‘Banks want to play tech companies,’ read a headline in this newspaper earlier this month. Given a private sector chronically starved off both credit and employment opportunities, the latest slogan from banking community is long-awaited and well-received. Afterall, the digital revolution is hoped to be the much-needed blood infusion to revive an economy on ventilator.
The market is ready. Higher education institutions are churning out graduates even as traditional tertiary sector job market has stagnated. Average real wage of fresh graduates may in fact have been on a decline over past decade by some estimates.
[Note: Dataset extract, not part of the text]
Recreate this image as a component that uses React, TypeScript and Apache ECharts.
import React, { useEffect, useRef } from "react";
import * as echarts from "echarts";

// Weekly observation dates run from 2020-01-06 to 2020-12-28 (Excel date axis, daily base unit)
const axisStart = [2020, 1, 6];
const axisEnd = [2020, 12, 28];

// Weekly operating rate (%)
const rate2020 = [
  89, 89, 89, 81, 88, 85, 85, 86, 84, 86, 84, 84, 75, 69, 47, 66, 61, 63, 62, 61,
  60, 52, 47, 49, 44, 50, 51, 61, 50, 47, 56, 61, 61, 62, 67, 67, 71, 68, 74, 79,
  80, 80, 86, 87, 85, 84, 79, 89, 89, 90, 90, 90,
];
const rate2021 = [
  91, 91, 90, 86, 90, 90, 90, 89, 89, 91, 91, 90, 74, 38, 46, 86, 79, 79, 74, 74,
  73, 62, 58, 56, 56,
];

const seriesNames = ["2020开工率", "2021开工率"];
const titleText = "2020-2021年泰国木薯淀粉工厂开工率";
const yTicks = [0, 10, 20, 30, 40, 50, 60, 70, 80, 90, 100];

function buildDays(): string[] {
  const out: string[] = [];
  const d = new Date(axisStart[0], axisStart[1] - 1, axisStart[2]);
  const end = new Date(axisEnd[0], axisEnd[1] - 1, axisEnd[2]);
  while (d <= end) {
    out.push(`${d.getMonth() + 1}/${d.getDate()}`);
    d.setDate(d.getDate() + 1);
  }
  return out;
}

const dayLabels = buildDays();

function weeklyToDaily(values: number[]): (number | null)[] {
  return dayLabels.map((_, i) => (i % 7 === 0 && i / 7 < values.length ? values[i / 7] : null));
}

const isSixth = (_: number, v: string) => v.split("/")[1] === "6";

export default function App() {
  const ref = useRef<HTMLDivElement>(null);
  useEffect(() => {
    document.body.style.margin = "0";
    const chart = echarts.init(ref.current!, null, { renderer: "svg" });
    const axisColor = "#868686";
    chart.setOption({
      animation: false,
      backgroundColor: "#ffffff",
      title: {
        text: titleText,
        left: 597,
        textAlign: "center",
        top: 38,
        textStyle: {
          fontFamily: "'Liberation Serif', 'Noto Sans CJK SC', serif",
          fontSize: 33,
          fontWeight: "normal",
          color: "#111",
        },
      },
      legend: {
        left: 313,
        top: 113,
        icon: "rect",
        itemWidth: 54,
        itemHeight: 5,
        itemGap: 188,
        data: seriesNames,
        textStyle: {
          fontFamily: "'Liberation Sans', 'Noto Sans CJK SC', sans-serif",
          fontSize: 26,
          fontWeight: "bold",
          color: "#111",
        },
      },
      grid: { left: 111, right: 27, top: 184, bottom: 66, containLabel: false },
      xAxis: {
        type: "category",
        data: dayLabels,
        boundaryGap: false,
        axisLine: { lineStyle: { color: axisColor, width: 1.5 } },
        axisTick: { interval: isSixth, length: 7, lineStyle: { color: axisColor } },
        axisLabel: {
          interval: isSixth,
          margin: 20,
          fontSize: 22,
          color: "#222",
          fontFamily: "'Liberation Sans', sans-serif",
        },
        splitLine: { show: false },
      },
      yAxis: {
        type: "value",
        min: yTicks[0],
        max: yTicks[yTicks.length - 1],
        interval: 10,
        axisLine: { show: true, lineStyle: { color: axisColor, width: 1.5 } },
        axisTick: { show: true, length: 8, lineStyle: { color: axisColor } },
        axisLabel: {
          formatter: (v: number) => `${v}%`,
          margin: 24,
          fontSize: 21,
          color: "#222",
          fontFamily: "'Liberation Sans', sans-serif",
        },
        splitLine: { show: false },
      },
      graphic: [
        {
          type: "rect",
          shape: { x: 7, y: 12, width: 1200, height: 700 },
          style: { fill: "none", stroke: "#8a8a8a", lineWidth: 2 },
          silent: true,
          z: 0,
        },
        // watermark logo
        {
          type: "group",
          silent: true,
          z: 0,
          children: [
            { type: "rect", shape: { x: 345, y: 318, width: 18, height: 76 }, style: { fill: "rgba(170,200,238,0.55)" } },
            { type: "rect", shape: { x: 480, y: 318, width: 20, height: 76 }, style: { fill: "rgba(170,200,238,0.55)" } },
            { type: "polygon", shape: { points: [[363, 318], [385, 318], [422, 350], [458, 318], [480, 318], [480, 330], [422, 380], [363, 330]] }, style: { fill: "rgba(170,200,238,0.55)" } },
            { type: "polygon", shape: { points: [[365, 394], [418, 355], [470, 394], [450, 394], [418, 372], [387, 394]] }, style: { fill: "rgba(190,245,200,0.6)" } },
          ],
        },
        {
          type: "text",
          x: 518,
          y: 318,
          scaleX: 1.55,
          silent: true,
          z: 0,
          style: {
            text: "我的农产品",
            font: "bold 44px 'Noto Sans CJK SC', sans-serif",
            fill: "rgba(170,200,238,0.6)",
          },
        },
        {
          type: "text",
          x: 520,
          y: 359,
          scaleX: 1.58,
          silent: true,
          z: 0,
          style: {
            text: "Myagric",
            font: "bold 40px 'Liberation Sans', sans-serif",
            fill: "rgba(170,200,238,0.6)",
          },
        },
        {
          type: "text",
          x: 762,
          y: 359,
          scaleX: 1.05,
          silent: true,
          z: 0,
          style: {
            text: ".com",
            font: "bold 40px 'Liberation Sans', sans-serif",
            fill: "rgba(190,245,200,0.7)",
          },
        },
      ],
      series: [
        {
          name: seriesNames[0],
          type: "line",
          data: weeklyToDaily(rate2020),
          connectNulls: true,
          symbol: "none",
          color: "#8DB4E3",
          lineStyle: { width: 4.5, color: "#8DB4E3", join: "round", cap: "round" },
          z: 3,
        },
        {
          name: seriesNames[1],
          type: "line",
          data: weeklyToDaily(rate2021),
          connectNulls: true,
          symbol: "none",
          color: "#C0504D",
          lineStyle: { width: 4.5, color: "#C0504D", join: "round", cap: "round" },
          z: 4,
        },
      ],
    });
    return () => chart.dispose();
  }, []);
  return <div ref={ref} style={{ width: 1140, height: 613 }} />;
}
Cognizant of the fact, universities have begun retooling their business programs into a more digital-entrepreneur friendly shape. Additional impetus has been received from the brave new world of crypto currency. The final piece of the puzzle has also neatly fitted in with a nod received from central bank in the form of investor friendly EMIs regulations.
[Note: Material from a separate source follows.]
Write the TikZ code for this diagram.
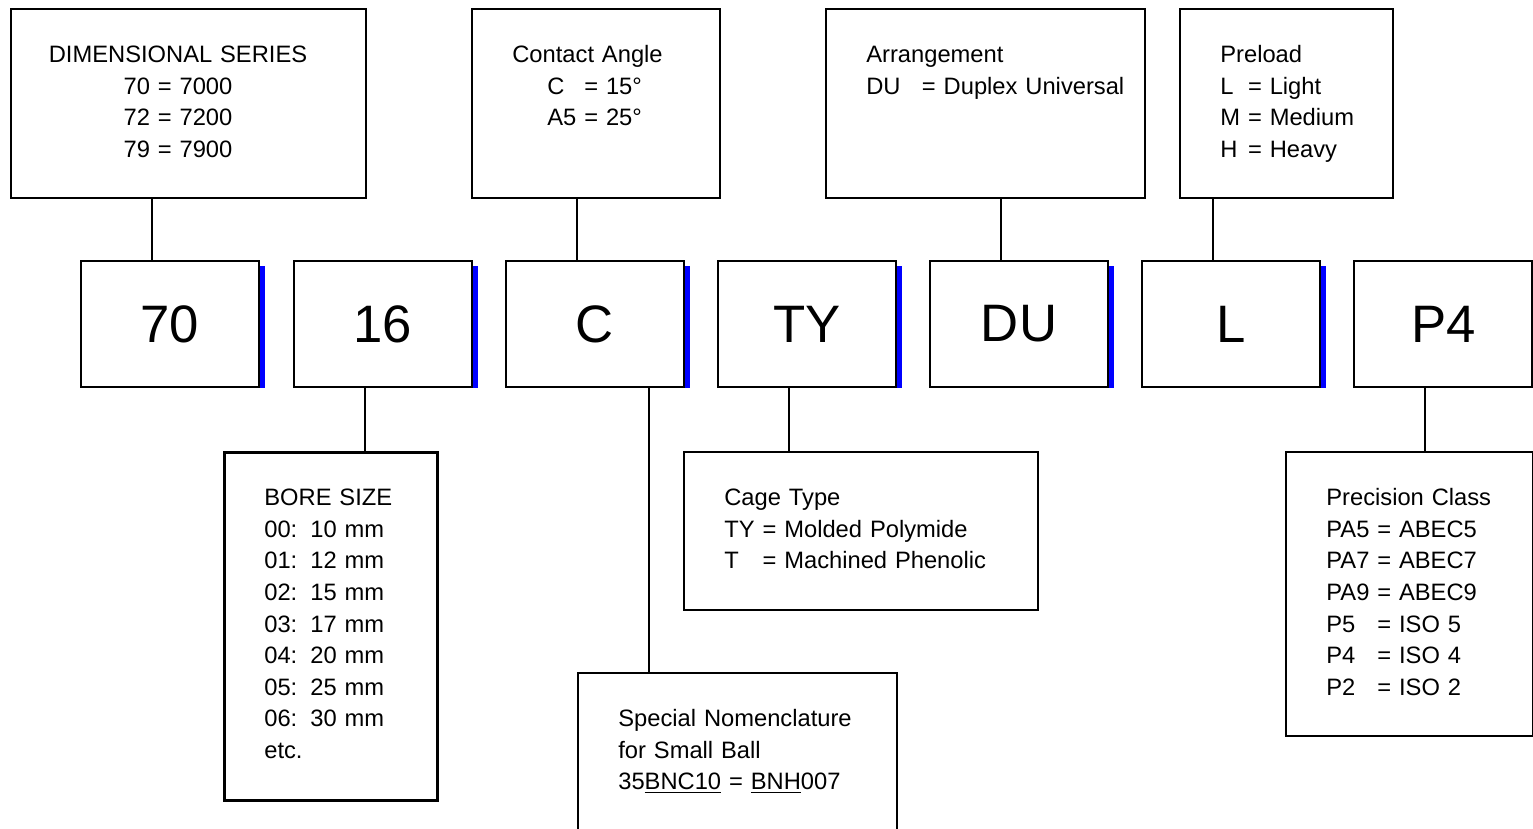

In this context, commercial banks are ready to exploit an opportunity waiting to be snapped. Yet the threats lay inwards. It is not the first time that the industry has come face to face with a growth-friendly regulator and a market bursting at it seams with skilled workforce pool. While the sponsors and top management may be truly on board, the opportunity presented by the digital revolution can only be exploited if the bureaucratic middle-management does not play the role of saboteurs.
Traditional local bankers are by design a risk-averse bunch. Trained to play personal bankers to a restrictive asset-base of seths and local businesses ‘with credible name-checks’, their skillsets and job descriptions are both out of sync with the new world order where target audience consists of ‘unserved’ and ‘underserved’ populations.
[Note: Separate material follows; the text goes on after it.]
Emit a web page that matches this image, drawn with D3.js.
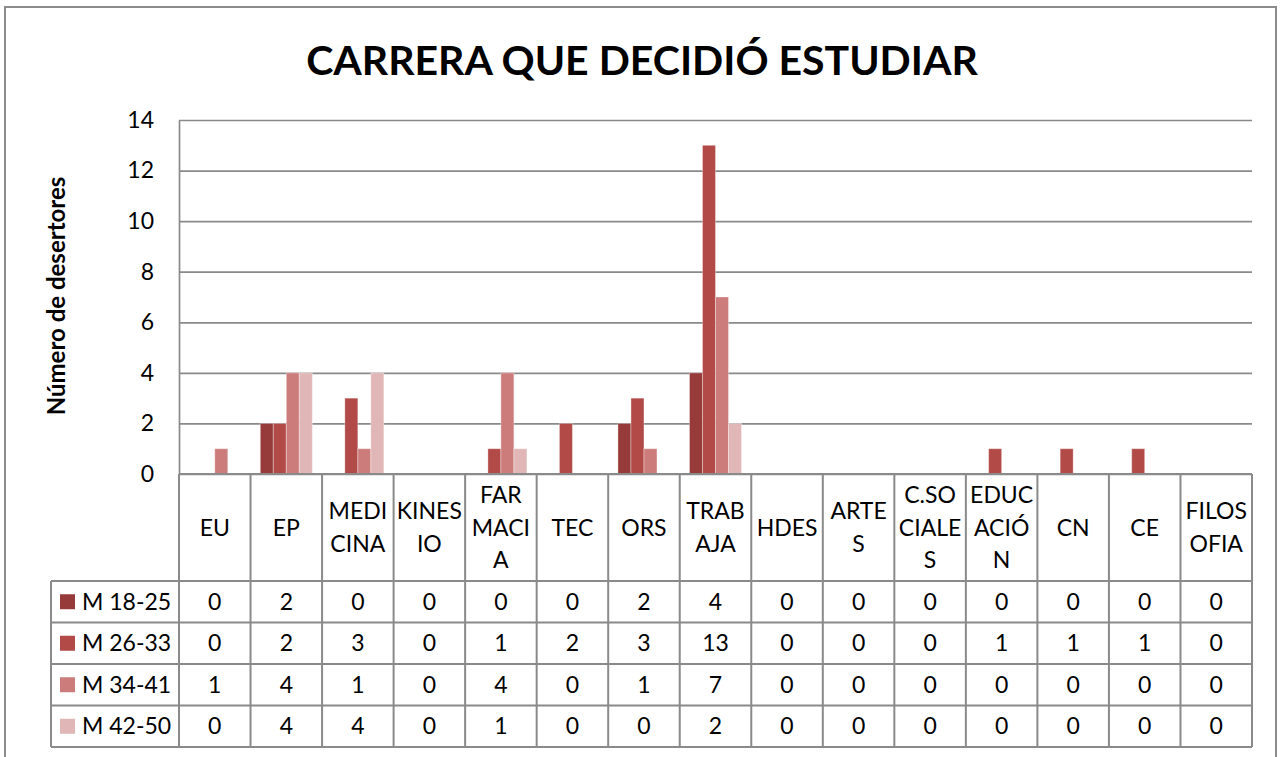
<!DOCTYPE html>
<html>
<head>
<meta charset="utf-8">
<script src="https://cdn.jsdelivr.net/npm/d3@7"></script>
<style>
  body { margin: 0; background: #fff; }
  svg { display: block; font-family: Lato, "Noto Sans", sans-serif; }
</style>
</head>
<body>
<div id="chart"></div>
<script>
const categories = ["EU", "EP", "MEDICINA", "KINESIO", "FARMACIA", "TEC", "ORS", "TRABAJA", "HDES", "ARTES", "C.SOCIALES", "EDUCACIÓN", "CN", "CE", "FILOSOFIA"];
const categoryLines = [["EU"], ["EP"], ["MEDI", "CINA"], ["KINES", "IO"], ["FAR", "MACI", "A"], ["TEC"], ["ORS"], ["TRAB", "AJA"], ["HDES"], ["ARTE", "S"], ["C.SO", "CIALE", "S"], ["EDUC", "ACIÓ", "N"], ["CN"], ["CE"], ["FILOS", "OFIA"]];
const seriesNames = ["M 18-25", "M 26-33", "M 34-41", "M 42-50"];
const m1825 = [0, 2, 0, 0, 0, 0, 2, 4, 0, 0, 0, 0, 0, 0, 0];
const m2633 = [0, 2, 3, 0, 1, 2, 3, 13, 0, 0, 0, 1, 1, 1, 0];
const m3441 = [1, 4, 1, 0, 4, 0, 1, 7, 0, 0, 0, 0, 0, 0, 0];
const m4250 = [0, 4, 4, 0, 1, 0, 0, 2, 0, 0, 0, 0, 0, 0, 0];
const yTicks = [0, 2, 4, 6, 8, 10, 12, 14];

const seriesValues = [m1825, m2633, m3441, m4250];
const colors = ["#963b3a", "#b24a47", "#cc7c7b", "#e0b6b6"];

const w = 1283;
const h = 757;
const plotLeft = 179, plotRight = 1252, plotTop = 120, plotBottom = 474;
const tableLeft = 51, headerBottom = 581, rowH = 41.5;
const gridColor = "#8a8a8a";

const svg = d3.select("#chart")
    .append("svg")
    .attr("width", w)
    .attr("height", h);

// outer frame
svg.append("rect")
    .attr("x", 5).attr("y", 7)
    .attr("width", 1271).attr("height", 780)
    .attr("fill", "none")
    .attr("stroke", "#8c8c8c")
    .attr("stroke-width", 2);

svg.append("text")
    .attr("x", 642).attr("y", 75)
    .attr("text-anchor", "middle")
    .style("font-size", "41px")
    .style("font-weight", "bold")
    .text("CARRERA QUE DECIDIÓ ESTUDIAR");

const x = d3.scaleBand()
    .domain(categories)
    .range([plotLeft, plotRight])
    .padding(0);

const x1 = d3.scaleBand()
    .domain(seriesNames)
    .range([0, x.bandwidth()])
    .paddingInner(0)
    .paddingOuter(0.75);

const y = d3.scaleLinear()
    .domain([0, 14])
    .range([plotBottom, plotTop]);

const yAxis = d3.axisLeft(y)
    .tickValues(yTicks)
    .tickSizeInner(-(plotRight - plotLeft))
    .tickSizeOuter(0)
    .tickPadding(25)
    .tickFormat(d3.format("d"));

const gy = svg.append("g")
    .attr("transform", `translate(${plotLeft},0)`)
    .call(yAxis);
gy.selectAll("line").attr("stroke", gridColor).attr("stroke-width", 1.7);
gy.select(".domain").attr("stroke", gridColor).attr("stroke-width", 1.7);
gy.selectAll("text")
    .style("font-size", "23px")
    .style("font-family", "Lato, sans-serif")
    .attr("fill", "#000");

svg.append("text")
    .attr("transform", "translate(65,296) rotate(-90)")
    .attr("text-anchor", "middle")
    .style("font-size", "24px")
    .style("font-weight", "bold")
    .text("Número de desertores");

// bars
const barData = [];
seriesValues.forEach((vals, s) => {
    vals.forEach((v, i) => barData.push({ s: s, cat: categories[i], v: v }));
});

svg.append("g")
    .selectAll("rect")
    .data(barData.filter(d => d.v > 0))
    .enter()
    .append("rect")
    .attr("x", d => x(d.cat) + x1(seriesNames[d.s]))
    .attr("y", d => y(d.v))
    .attr("width", x1.bandwidth())
    .attr("height", d => y(0) - y(d.v))
    .attr("fill", d => colors[d.s])
    .attr("stroke", "rgba(255,255,255,0.35)")
    .attr("stroke-width", 1);

// data table
const table = svg.append("g");
const rowY = i => headerBottom + i * rowH;

table.append("line")
    .attr("x1", plotLeft).attr("x2", plotRight)
    .attr("y1", plotBottom).attr("y2", plotBottom)
    .attr("stroke", gridColor).attr("stroke-width", 2);

d3.range(seriesNames.length + 1).forEach(i => {
    table.append("line")
        .attr("x1", tableLeft).attr("x2", plotRight)
        .attr("y1", rowY(i)).attr("y2", rowY(i))
        .attr("stroke", gridColor).attr("stroke-width", 2);
});

table.append("line")
    .attr("x1", tableLeft).attr("x2", tableLeft)
    .attr("y1", headerBottom).attr("y2", rowY(seriesNames.length))
    .attr("stroke", gridColor).attr("stroke-width", 2);

categories.concat([null]).forEach(c => {
    const xx = c === null ? plotRight : x(c);
    table.append("line")
        .attr("x1", xx).attr("x2", xx)
        .attr("y1", plotBottom).attr("y2", rowY(seriesNames.length))
        .attr("stroke", gridColor).attr("stroke-width", 2);
});

// header labels
const lineH = 32.5;
const headerMid = (plotBottom + headerBottom) / 2;
categories.forEach((c, i) => {
    const lines = categoryLines[i];
    const t = table.append("text")
        .attr("text-anchor", "middle")
        .style("font-size", "23px");
    lines.forEach((ln, j) => {
        t.append("tspan")
            .attr("x", x(c) + x.bandwidth() / 2)
            .attr("y", headerMid + (j - (lines.length - 1) / 2) * lineH + 8)
            .text(ln);
    });
});

// rows
seriesNames.forEach((name, s) => {
    const cy = rowY(s) + rowH / 2;
    table.append("rect")
        .attr("x", 60).attr("y", cy - 7.5)
        .attr("width", 15).attr("height", 15)
        .attr("fill", colors[s]);
    table.append("text")
        .attr("x", 82).attr("y", cy + 8)
        .style("font-size", "23px")
        .text(name);
    seriesValues[s].forEach((v, i) => {
        table.append("text")
            .attr("x", x(categories[i]) + x.bandwidth() / 2)
            .attr("y", cy + 8)
            .attr("text-anchor", "middle")
            .style("font-size", "23px")
            .text(v);
    });
});
</script>
</body>
</html>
Consider that the incentives of star bankers – whether from risk management or business shop – are stacked such that performance is usually measured in piles of legal documentation processed with perfection. New-to-bank origination has long taken a back seat as relationship management with favoured and well-connected seths is the preferred yardstick for annual appraisals.
In this environment, it is no surprise that even fresh bankers become comfortable in cushy jobs with set career-paths, content in enhancing working capital and trade business lines of existing clientele. Even the so-called greenfield financing by investment banking shops remains a mirage. This should be of little as project finance loans – whether extended in the name of ‘renewable energy’ or ‘new investment’ - remain confined to the ten-odd celebrity business groups of the country.
Unleashing the potential of ‘unbanked’ can no longer simply be a buzz word in the ‘good-deed lists’ at banks’ CSR departments. Even if the brick and mortar shops go out of fashion, the tech revolution at commercial banks may still fail to bear fruition. The change must be embraced by the middle management which is still resistant to see beyond the ways of conventional lending and deposit collection, and scoffs at the idea of ‘Pakistan’s untapped rural banking potential’ as mere marketing gimmick.
In a world where nerds dressed in slacks and sneakers have come to lead the way, commercial bankers in their three-piece suits may very well be on their way to becoming dinosaurs. Although readers may feel that talk of change management and ‘adapt or die’ from news industry may sound rich, suffice to say that organizational changes are easier when the sponsors are sold on the idea. At least commercial banks have that challenge figured.